- _What you have to do_
All of the data must be printed exactly; please include every line.
Begin Supplied information
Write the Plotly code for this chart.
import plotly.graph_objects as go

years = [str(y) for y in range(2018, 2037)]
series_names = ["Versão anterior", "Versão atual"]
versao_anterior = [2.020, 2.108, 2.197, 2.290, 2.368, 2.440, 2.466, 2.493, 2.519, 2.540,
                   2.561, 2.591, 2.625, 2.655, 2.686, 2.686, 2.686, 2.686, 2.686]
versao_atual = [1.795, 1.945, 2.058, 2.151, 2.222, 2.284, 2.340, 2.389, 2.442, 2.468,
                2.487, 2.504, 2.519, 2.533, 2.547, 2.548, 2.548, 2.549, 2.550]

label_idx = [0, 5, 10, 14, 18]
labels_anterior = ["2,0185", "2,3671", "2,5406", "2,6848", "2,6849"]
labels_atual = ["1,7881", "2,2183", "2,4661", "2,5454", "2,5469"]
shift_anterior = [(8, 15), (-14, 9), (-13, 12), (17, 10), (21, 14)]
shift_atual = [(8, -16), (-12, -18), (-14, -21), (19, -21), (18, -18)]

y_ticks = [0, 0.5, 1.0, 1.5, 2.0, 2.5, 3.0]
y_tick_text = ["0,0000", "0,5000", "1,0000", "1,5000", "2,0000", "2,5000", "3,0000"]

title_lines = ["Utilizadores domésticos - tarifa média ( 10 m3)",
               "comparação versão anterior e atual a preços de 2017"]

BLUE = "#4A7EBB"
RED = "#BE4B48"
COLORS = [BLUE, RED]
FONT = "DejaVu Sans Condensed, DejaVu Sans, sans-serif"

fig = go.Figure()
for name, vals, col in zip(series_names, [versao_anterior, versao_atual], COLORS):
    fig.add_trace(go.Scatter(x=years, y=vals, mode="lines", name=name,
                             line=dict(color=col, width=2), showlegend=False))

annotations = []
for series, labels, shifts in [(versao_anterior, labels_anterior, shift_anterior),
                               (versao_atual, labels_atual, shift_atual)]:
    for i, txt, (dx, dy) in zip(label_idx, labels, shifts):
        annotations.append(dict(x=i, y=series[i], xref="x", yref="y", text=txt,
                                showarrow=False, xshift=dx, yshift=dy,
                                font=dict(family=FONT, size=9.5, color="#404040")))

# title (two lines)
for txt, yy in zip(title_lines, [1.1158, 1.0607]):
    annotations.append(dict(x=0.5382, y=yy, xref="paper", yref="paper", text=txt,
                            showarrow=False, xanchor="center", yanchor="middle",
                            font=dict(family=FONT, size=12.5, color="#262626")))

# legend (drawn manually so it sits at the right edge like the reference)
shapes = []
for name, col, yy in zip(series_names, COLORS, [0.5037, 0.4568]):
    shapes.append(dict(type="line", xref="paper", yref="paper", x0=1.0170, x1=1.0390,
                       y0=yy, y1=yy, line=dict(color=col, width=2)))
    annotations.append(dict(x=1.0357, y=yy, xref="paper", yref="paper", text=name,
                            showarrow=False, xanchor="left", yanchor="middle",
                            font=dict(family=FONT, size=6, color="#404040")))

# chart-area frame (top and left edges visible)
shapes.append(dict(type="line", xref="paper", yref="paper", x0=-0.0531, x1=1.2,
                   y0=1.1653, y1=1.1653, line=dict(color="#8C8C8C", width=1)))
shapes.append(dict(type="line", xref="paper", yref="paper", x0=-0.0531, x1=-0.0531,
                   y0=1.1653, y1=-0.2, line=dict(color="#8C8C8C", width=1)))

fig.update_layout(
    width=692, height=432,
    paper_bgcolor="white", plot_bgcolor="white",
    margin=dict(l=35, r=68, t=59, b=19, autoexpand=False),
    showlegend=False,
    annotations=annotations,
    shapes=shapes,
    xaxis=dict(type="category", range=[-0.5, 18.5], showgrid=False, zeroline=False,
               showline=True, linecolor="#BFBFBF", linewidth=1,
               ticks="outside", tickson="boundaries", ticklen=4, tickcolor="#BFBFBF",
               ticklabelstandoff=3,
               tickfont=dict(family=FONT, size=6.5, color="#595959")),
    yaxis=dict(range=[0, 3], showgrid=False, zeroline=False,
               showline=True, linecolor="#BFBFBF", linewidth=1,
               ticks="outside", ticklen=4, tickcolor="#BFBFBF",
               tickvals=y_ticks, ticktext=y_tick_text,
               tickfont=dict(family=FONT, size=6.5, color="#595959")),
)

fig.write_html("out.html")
End Supplied information
- _Correct result_
Write the Plotly code for this chart.
import plotly.graph_objects as go

years = [str(y) for y in range(2018, 2037)]
series_names = ["Versão anterior", "Versão atual"]
versao_anterior = [2.020, 2.108, 2.197, 2.290, 2.368, 2.440, 2.466, 2.493, 2.519, 2.540,
                   2.561, 2.591, 2.625, 2.655, 2.686, 2.686, 2.686, 2.686, 2.686]
versao_atual = [1.795, 1.945, 2.058, 2.151, 2.222, 2.284, 2.340, 2.389, 2.442, 2.468,
                2.487, 2.504, 2.519, 2.533, 2.547, 2.548, 2.548, 2.549, 2.550]

label_idx = [0, 5, 10, 14, 18]
labels_anterior = ["2,0185", "2,3671", "2,5406", "2,6848", "2,6849"]
labels_atual = ["1,7881", "2,2183", "2,4661", "2,5454", "2,5469"]
shift_anterior = [(8, 15), (-14, 9), (-13, 12), (17, 10), (21, 14)]
shift_atual = [(8, -16), (-12, -18), (-14, -21), (19, -21), (18, -18)]

y_ticks = [0, 0.5, 1.0, 1.5, 2.0, 2.5, 3.0]
y_tick_text = ["0,0000", "0,5000", "1,0000", "1,5000", "2,0000", "2,5000", "3,0000"]

title_lines = ["Utilizadores domésticos - tarifa média ( 10 m3)",
               "comparação versão anterior e atual a preços de 2017"]

BLUE = "#4A7EBB"
RED = "#BE4B48"
COLORS = [BLUE, RED]
FONT = "DejaVu Sans Condensed, DejaVu Sans, sans-serif"

fig = go.Figure()
for name, vals, col in zip(series_names, [versao_anterior, versao_atual], COLORS):
    fig.add_trace(go.Scatter(x=years, y=vals, mode="lines", name=name,
                             line=dict(color=col, width=2), showlegend=False))

annotations = []
for series, labels, shifts in [(versao_anterior, labels_anterior, shift_anterior),
                               (versao_atual, labels_atual, shift_atual)]:
    for i, txt, (dx, dy) in zip(label_idx, labels, shifts):
        annotations.append(dict(x=i, y=series[i], xref="x", yref="y", text=txt,
                                showarrow=False, xshift=dx, yshift=dy,
                                font=dict(family=FONT, size=9.5, color="#404040")))

# title (two lines)
for txt, yy in zip(title_lines, [1.1158, 1.0607]):
    annotations.append(dict(x=0.5382, y=yy, xref="paper", yref="paper", text=txt,
                            showarrow=False, xanchor="center", yanchor="middle",
                            font=dict(family=FONT, size=12.5, color="#262626")))

# legend (drawn manually so it sits at the right edge like the reference)
shapes = []
for name, col, yy in zip(series_names, COLORS, [0.5037, 0.4568]):
    shapes.append(dict(type="line", xref="paper", yref="paper", x0=1.0170, x1=1.0390,
                       y0=yy, y1=yy, line=dict(color=col, width=2)))
    annotations.append(dict(x=1.0357, y=yy, xref="paper", yref="paper", text=name,
                            showarrow=False, xanchor="left", yanchor="middle",
                            font=dict(family=FONT, size=6, color="#404040")))

# chart-area frame (top and left edges visible)
shapes.append(dict(type="line", xref="paper", yref="paper", x0=-0.0531, x1=1.2,
                   y0=1.1653, y1=1.1653, line=dict(color="#8C8C8C", width=1)))
shapes.append(dict(type="line", xref="paper", yref="paper", x0=-0.0531, x1=-0.0531,
                   y0=1.1653, y1=-0.2, line=dict(color="#8C8C8C", width=1)))

fig.update_layout(
    width=692, height=432,
    paper_bgcolor="white", plot_bgcolor="white",
    margin=dict(l=35, r=68, t=59, b=19, autoexpand=False),
    showlegend=False,
    annotations=annotations,
    shapes=shapes,
    xaxis=dict(type="category", range=[-0.5, 18.5], showgrid=False, zeroline=False,
               showline=True, linecolor="#BFBFBF", linewidth=1,
               ticks="outside", tickson="boundaries", ticklen=4, tickcolor="#BFBFBF",
               ticklabelstandoff=3,
               tickfont=dict(family=FONT, size=6.5, color="#595959")),
    yaxis=dict(range=[0, 3], showgrid=False, zeroline=False,
               showline=True, linecolor="#BFBFBF", linewidth=1,
               ticks="outside", ticklen=4, tickcolor="#BFBFBF",
               tickvals=y_ticks, ticktext=y_tick_text,
               tickfont=dict(family=FONT, size=6.5, color="#595959")),
)

fig.write_html("out.html")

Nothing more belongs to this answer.